Cary Grant and Irene Dunne play a couple who endure a series of tragedies attempting to start a family. The film proffers romance, humor and pathos. But not subtlety. Never subtlety.
Told in flashback, Grant spies Dunne working as a salesgirl in a record shop. At closing, he leaves with a stack of records and walks Dunne home. Arriving at her house, he confesses he doesn’t own a record player. “Then why did you buy—oh!” says Dunne.
Fast forward and the two are dating. Eating beachside, the visage of Grant, clad in a sweatsuit and sporting mussed hair, proves jarring. The two break open fortune cookies, with Dunne’s reading “You will get your wish—A BABY.”
At first, I found Grant’s attraction to Dunne hard to swallow. She’s seven years his senior. But Grant plays a character who thinks nothing of taking advances on his salary or pouncing on a job in another country without consulting Dunne. He’s a man-child. Thus, his attraction to the more mature Dunne makes sense.
Back to the story, Grant and Dunne marry and the aforementioned job sees the now pregnant Dunne join Grant in Japan. An earthquake strikes. With Dunne inside, the couple’s house shakes itself apart. Debris fall on the aforementioned fortune predicting a baby. Each spurt accompanied by an ominous orchestra horn swell.
Dunne survives but loses the baby and her ability to bear future children. As she convalesces, a nurse parks a cot of newborns outside her door.
Dunne and Grant move back stateside. He’s quit his salaried job to resurrect a small-town paper. They move into a creaky apartment over the paper’s headquarters. A bizarre painting of a baby adorns the paper’s entrance. The apartment sports peeling paint and jammed doors, but comes with a furnished nursery.
The couple alight on adoption, thinking they can “Just walk in and help yourself to what you want. There’s no guesswork!” Reality comes as a blow. The adoption ward matron points out, “Real parents, wait almost a year.” But no sooner have Grant and Dunne resigned themselves, then the matron calls with news of a child. Another couple should have first choice, “But somehow, I feel she’s exactly the child for you.”
Grant pouts—he wanted a boy—but they return home that evening with a newborn girl. Now the film attempts screwball comedy, with Grant unable to work light switches or an alarm now that he’s a father. Later that night, with the baby crying. Grant, clean shaven with perfect hair, stands helpless, ordering Dunne to “Do something!”
Next, it’s Dunne’s turn to flounder when she attempts to bathe the baby in front of the paper staff. She’s terrified of hurting the child, a point hammered home by one of the staff cracking peanuts in the background.
The pair persevere and the child grows to a toddler. But the paper folds, leaving the couple broke, and the agency must reclaim the child. Grant goes before a judge with an impassioned plea to keep his daughter. This scene proves a favorite of Grant impressionists.
Fast forward and the toddler is now walking and talking.
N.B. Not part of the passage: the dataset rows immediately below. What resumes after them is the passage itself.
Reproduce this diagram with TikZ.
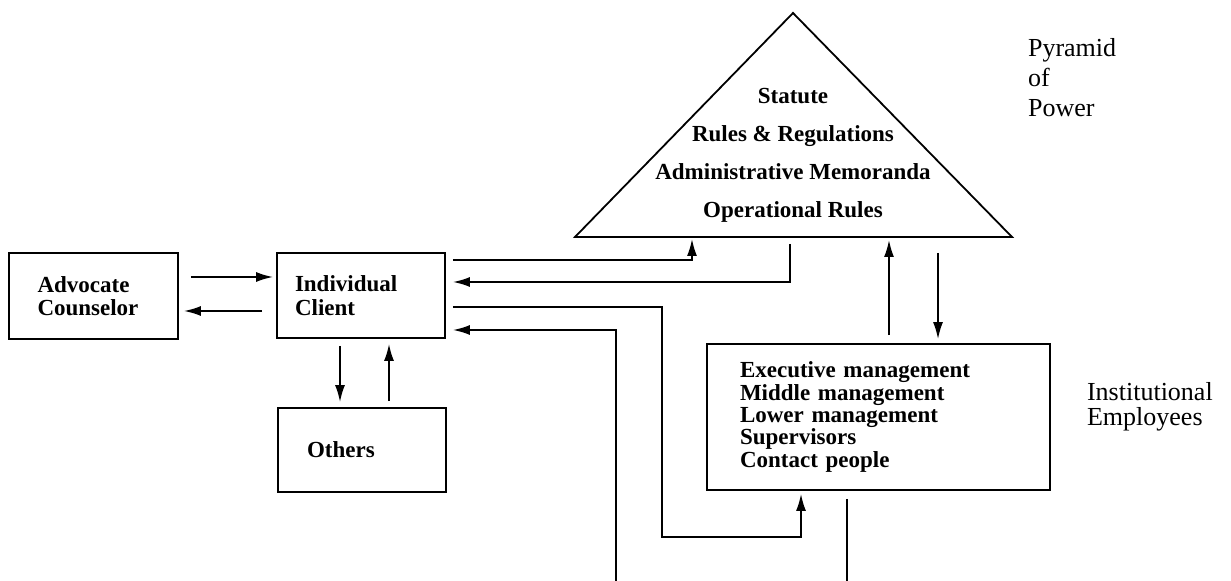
\documentclass[tikz,border=0pt]{standalone}
\usepackage{fontspec}
\setmainfont{Liberation Serif}
\usetikzlibrary{arrows.meta,calc}
\tikzset{
  box/.style={draw, line width=.9pt, align=left, inner ysep=0pt, font=\bfseries\fontsize{11.5}{11.8}\selectfont},
  link/.style={line width=.9pt, -{Latex[length=8.5pt,width=5pt]}},
  side/.style={align=left, anchor=west, font=\fontsize{13}{15}\selectfont}
}
\begin{document}
\begin{tikzpicture}[x=.5pt, y=-.5pt]
    \useasboundingbox (0,0) rectangle (1231,581);

    % boxes
    \node[box, minimum width=84.5pt, minimum height=43pt, text width=56pt, inner xsep=14pt] (adv) at (93.5,296) {Advocate\\Counselor};
    \node[box, minimum width=84pt, minimum height=42.5pt, text width=66pt, inner xsep=9pt] (client) at (361,295.5) {Individual\\Client};
    \node[box, minimum width=84pt, minimum height=42pt, text width=55pt, inner xsep=14.5pt] (others) at (362,450) {Others};
    \node[box, minimum width=171.5pt, minimum height=73pt, text width=138.5pt, inner xsep=16.5pt,
          font=\bfseries\fontsize{11.5}{11.2}\selectfont] (exec) at (878.5,417)
        {Executive management\\Middle management\\Lower management\\Supervisors\\Contact people};

    % pyramid
    \coordinate (pl) at (575,237);
    \coordinate (ptop) at (793,13);
    \coordinate (pr) at (1012,237);
    \draw[line width=.9pt] (pl) -- (ptop) -- (pr) -- cycle;
    \node[align=center, font=\bfseries\fontsize{11.5}{19}\selectfont] (rules) at (793,155)
        {Statute\\Rules \& Regulations\\Administrative Memoranda\\Operational Rules};

    \node[side] (pyrlabel) at (1021,78) {Pyramid\\of\\Power};
    \node[side, font=\fontsize{13}{12.5}\selectfont] (emplabel) at (1080,407) {Institutional\\Employees};

    % links
    \draw[link] ($(adv.east |- 0,277)+(12,0)$) -- ($(client.west |- 0,277)+(-3,0)$);
    \draw[link] ($(client.west |- 0,311)+(-14,0)$) -- ($(adv.east |- 0,311)+(5,0)$);
    \draw[link] ($(client.south -| 340,0)+(0,7)$) -- ($(others.north -| 340,0)+(0,-5)$);
    \draw[link] ($(others.north -| 389,0)+(0,-6)$) -- ($(client.south -| 389,0)+(0,5)$);

    \draw[link] ($(client.east |- 0,260)+(7,0)$) -| ($(692,0 |- pl)+(0,2)$);
    \draw[link] ($(790,0 |- pl)+(0,7)$) |- ($(client.east |- 0,282)+(7,0)$);

    \coordinate (bend) at (662,537);
    \draw[link] ($(client.east |- 0,307)+(7,0)$) -| (bend) -| ($(exec.south -| 801,0)+(0,3)$);
    \coordinate (infeed) at (616,581);
    \draw[link] (infeed) |- ($(client.east |- 0,330)+(7,0)$);
    \coordinate (outfeed) at (847,581);
    \draw[line width=.9pt] ($(exec.south -| 847,0)+(0,8)$) -- (outfeed);

    \draw[link] ($(exec.north -| 889,0)+(0,-8)$) -- ($(889,0 |- pl)+(0,3)$);
    \draw[link] ($(938,0 |- pl)+(0,16)$) -- ($(exec.north -| 938,0)+(0,-4)$);

\end{tikzpicture}
\end{document}
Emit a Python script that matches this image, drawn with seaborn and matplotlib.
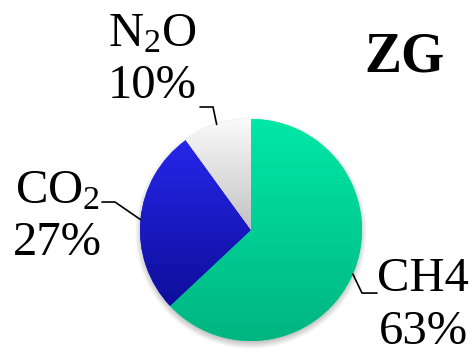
import numpy as np
import matplotlib
matplotlib.use("Agg")
import matplotlib.pyplot as plt
import seaborn as sns

# Greenhouse-gas shares for site ZG
gases = ["CH4", "CO2", "N2O"]
shares = [63, 27, 10]
gas_labels = ["CH4", r"CO$\mathregular{_2}$", r"N$\mathregular{_2}$O"]
site = "ZG"

# top -> bottom fill colours of each slice
slice_colors = {
    "CH4": ("#00E8A8", "#00B581"),
    "CO2": ("#2626EA", "#0E0E9A"),
    "N2O": ("#FBFBFB", "#C2C2C2"),
}

sns.set_theme(style="white")
plt.rcParams["font.family"] = ["Liberation Serif", "DejaVu Serif"]

fig = plt.figure(figsize=(4.72, 3.53), dpi=100)
ax = fig.add_axes([0, 0, 1, 1])

wedges, _ = ax.pie(
    shares,
    startangle=90,
    counterclock=False,
    radius=1.0,
    center=(0, 0),
    colors=[slice_colors[g][0] for g in gases],
    wedgeprops=dict(linewidth=0),
)

# soft drop shadow under the pie
gx = np.linspace(-1.15, 1.15, 300)
gy = np.linspace(-1.2, 1.1, 300)
XX, YY = np.meshgrid(gx, gy)
dist = np.hypot(XX, YY + 0.03)
alpha = np.clip((1.045 - dist) / 0.07, 0, 1) * 0.45
shadow = np.zeros(XX.shape + (4,))
shadow[..., :3] = 0.45
shadow[..., 3] = alpha
ax.imshow(shadow, extent=(gx[0], gx[-1], gy[0], gy[-1]), origin="lower",
          aspect="auto", zorder=0, interpolation="bilinear")

# vertical gradient fill clipped to each wedge
ramp = np.linspace(0, 1, 256).reshape(-1, 1)
for w, g in zip(wedges, gases):
    cmap = sns.blend_palette(list(slice_colors[g]), n_colors=256, as_cmap=True)
    bb = w.get_path().get_extents()
    im = ax.imshow(ramp, cmap=cmap, extent=(bb.x0, bb.x1, bb.y0, bb.y1),
                   origin="upper", aspect="auto", interpolation="bilinear",
                   zorder=w.get_zorder() + 0.1)
    im.set_clip_path(w)

# leader lines from slice mid-angles
label_pos = {"CH4": (1.55, -0.68), "CO2": (-1.745, 0.115), "N2O": (-0.885, 1.53)}
elbows = {
    "CH4": [(1.0, -0.568), (1.135, -0.568)],
    "CO2": [(-1.225, 0.252), (-1.342, 0.252)],
    "N2O": [(-0.342, 1.108), (-0.459, 1.108)],
}
for w, g, lab, val in zip(wedges, gases, gas_labels, shares):
    mid = np.deg2rad((w.theta1 + w.theta2) / 2)
    pts = [(np.cos(mid), np.sin(mid))] + elbows[g]
    xs, ys = zip(*pts)
    ax.plot(xs, ys, color="black", lw=1.2, zorder=5, solid_joinstyle="miter")
    ax.text(*label_pos[g], f"{lab}\n{val}%", ha="center", va="center",
            fontsize=35, color="black", linespacing=1.25)

ax.text(1.387, 1.55, site, ha="center", va="center", fontsize=40,
        fontweight="bold", color="black")

ax.set_aspect("equal")
ax.set_xlim(-2.261, 1.991)
ax.set_ylim(-1.108, 2.072)
ax.axis("off")

fig.savefig("out.png", dpi=100, facecolor="white")
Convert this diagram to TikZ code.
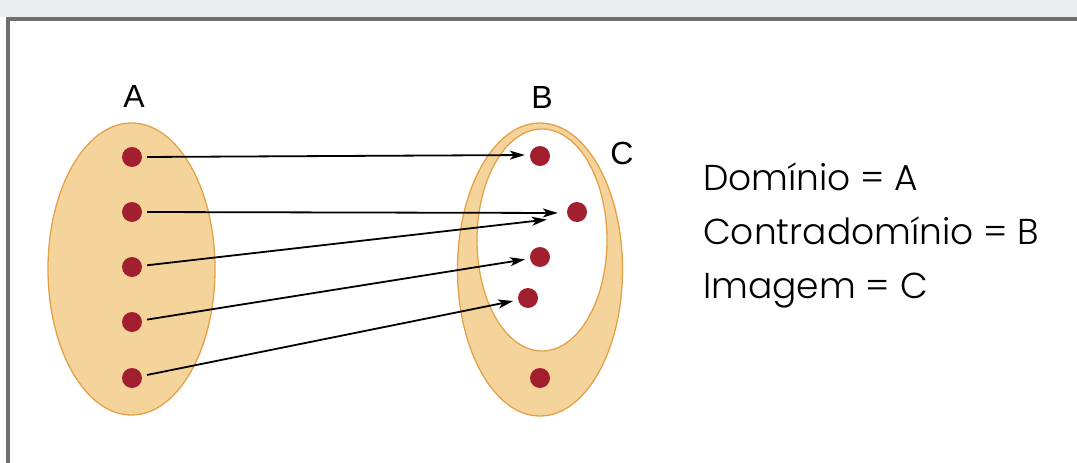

She’s meant to seem precocious but flashes a creepy smile that unnerves more than charms. The film proffers a cloying school performance of the nativity before cutting to the adoption ward matron, reading a letter from Grant and Dunne telling of how their daughter succumbed to a “sudden brief, hopeless, illness.”
At least they spared us the on-screen death.
Grant walks out, unable to cope with his grief. Understandable, but it’s evocative of the same immature, self-centered behavior he’s displayed through the entire film. Fatherhood has taught him nothing.
But another call from the nursery head, saying she has “another special baby,” supplies a preposterous happy ending.
I cannot recommend this film. Grant emotes in his now-signature scene, but his character lacks any resonant arc and never charms. The blatant attempts at emotional manipulation betray the artifice and keep the emotional stakes at arm’s length, precluding any sense of catharsis. This renders the film an exercise in tedium as it trots out one sob-story plot twist after another. It didn’t tug at my heartstrings. It tried my patience.